On Sat 03-08-19 07:01:54, Tejun Heo wrote:
> Implement cgroup_writeback_by_id() which initiates cgroup writeback
> from bdi and memcg IDs. This will be used by memcg foreign inode
> flushing.
>
> Signed-off-by: Tejun Heo <tj@xxxxxxxxxx>
> ---
> fs/fs-writeback.c | 64 +++++++++++++++++++++++++++++++++++++++
> include/linux/writeback.h | 4 +++
> 2 files changed, 68 insertions(+)
>
> diff --git a/fs/fs-writeback.c b/fs/fs-writeback.c
> index 6129debdc938..5c79d7acefdb 100644
> --- a/fs/fs-writeback.c
> +++ b/fs/fs-writeback.c
> @@ -880,6 +880,70 @@ static void bdi_split_work_to_wbs(struct backing_dev_info *bdi,
> wb_put(last_wb);
> }
>
> +/**
> + * cgroup_writeback_by_id - initiate cgroup writeback from bdi and memcg IDs
> + * @bdi_id: target bdi id
> + * @memcg_id: target memcg css id
> + * @nr_pages: number of pages to write
> + * @reason: reason why some writeback work initiated
> + * @done: target wb_completion
> + *
> + * Initiate flush of the bdi_writeback identified by @bdi_id and @memcg_id
> + * with the specified parameters.
> + */
> +int cgroup_writeback_by_id(u64 bdi_id, int memcg_id, unsigned long nr,
> + enum wb_reason reason, struct wb_completion *done)
> +{
> + struct backing_dev_info *bdi;
> + struct cgroup_subsys_state *memcg_css;
> + struct bdi_writeback *wb;
> + struct wb_writeback_work *work;
> + int ret;
> +
> + /* lookup bdi and memcg */
> + bdi = bdi_get_by_id(bdi_id);
> + if (!bdi)
> + return -ENOENT;
> +
> + rcu_read_lock();
> + memcg_css = css_from_id(memcg_id, &memory_cgrp_subsys);
> + if (memcg_css && !css_tryget(memcg_css))
> + memcg_css = NULL;
> + rcu_read_unlock();
> + if (!memcg_css) {
> + ret = -ENOENT;
> + goto out_bdi_put;
> + }
> +
> + /* and find the associated wb */
> + wb = wb_get_create(bdi, memcg_css, GFP_NOWAIT | __GFP_NOWARN);
> + if (!wb) {
> + ret = -ENOMEM;
> + goto out_css_put;
> + }

One more thought: You don't want the "_create" part here, do you?
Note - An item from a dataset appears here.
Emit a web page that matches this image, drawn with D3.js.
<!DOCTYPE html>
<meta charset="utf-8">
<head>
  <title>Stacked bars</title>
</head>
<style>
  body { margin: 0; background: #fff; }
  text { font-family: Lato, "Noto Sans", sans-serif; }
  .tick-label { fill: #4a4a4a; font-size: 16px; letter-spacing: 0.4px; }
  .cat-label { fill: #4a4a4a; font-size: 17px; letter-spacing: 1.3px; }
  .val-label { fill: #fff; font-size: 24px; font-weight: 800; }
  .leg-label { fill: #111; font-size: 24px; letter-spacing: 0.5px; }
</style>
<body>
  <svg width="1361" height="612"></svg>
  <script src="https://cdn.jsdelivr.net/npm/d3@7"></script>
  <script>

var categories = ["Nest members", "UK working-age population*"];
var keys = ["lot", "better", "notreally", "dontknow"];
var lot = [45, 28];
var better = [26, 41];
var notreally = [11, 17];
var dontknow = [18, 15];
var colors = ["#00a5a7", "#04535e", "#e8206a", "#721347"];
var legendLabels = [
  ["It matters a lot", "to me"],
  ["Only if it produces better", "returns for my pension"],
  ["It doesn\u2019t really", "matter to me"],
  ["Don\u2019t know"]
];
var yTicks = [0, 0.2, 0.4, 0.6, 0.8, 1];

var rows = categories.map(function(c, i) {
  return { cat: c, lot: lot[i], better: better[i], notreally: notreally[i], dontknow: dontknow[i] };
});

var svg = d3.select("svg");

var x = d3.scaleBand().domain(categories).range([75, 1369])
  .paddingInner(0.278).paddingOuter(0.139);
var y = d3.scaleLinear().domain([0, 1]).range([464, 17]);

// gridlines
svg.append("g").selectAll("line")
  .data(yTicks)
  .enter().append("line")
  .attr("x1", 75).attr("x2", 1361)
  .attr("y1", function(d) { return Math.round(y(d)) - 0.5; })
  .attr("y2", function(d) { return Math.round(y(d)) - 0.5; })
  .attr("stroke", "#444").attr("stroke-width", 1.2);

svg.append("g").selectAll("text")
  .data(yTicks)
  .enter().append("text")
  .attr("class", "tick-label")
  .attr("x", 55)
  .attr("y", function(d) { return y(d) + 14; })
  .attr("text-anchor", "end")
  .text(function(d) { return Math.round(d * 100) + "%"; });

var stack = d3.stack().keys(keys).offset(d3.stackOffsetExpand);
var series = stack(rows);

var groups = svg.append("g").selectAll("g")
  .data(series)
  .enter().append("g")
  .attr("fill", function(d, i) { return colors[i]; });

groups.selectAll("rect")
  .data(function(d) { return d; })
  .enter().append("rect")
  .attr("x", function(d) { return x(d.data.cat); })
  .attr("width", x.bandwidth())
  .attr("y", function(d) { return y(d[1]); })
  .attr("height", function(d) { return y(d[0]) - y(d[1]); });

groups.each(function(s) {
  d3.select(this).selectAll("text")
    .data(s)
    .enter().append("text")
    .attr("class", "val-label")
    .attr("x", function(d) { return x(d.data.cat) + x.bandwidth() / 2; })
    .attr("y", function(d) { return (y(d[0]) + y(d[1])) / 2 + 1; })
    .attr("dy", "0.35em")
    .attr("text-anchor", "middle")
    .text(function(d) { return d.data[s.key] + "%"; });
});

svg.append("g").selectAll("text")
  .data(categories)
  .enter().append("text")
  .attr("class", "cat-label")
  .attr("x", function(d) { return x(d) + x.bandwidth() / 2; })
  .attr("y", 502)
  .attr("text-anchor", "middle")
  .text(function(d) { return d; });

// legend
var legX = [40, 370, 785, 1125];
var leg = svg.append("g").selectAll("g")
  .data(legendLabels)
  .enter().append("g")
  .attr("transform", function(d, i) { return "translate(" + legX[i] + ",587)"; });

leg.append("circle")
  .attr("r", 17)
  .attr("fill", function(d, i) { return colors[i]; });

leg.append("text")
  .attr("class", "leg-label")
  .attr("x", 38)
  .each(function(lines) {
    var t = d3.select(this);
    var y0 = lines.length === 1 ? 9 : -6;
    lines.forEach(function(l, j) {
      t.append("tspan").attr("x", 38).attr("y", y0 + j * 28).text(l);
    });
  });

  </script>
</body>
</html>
If
there's any point in writing back using this wb, it must be attached to
some inode and thus it must exist. In the normal case wb_get_create() will
just fetch the reference and be done with it but when you feed garbage into
this function due to id going stale or frn structures getting corrupted due
to concurrent access, you can be creating bogus wb structures in bdi...

Honza
--
Jan Kara <jack@xxxxxxxx>
SUSE Labs, CR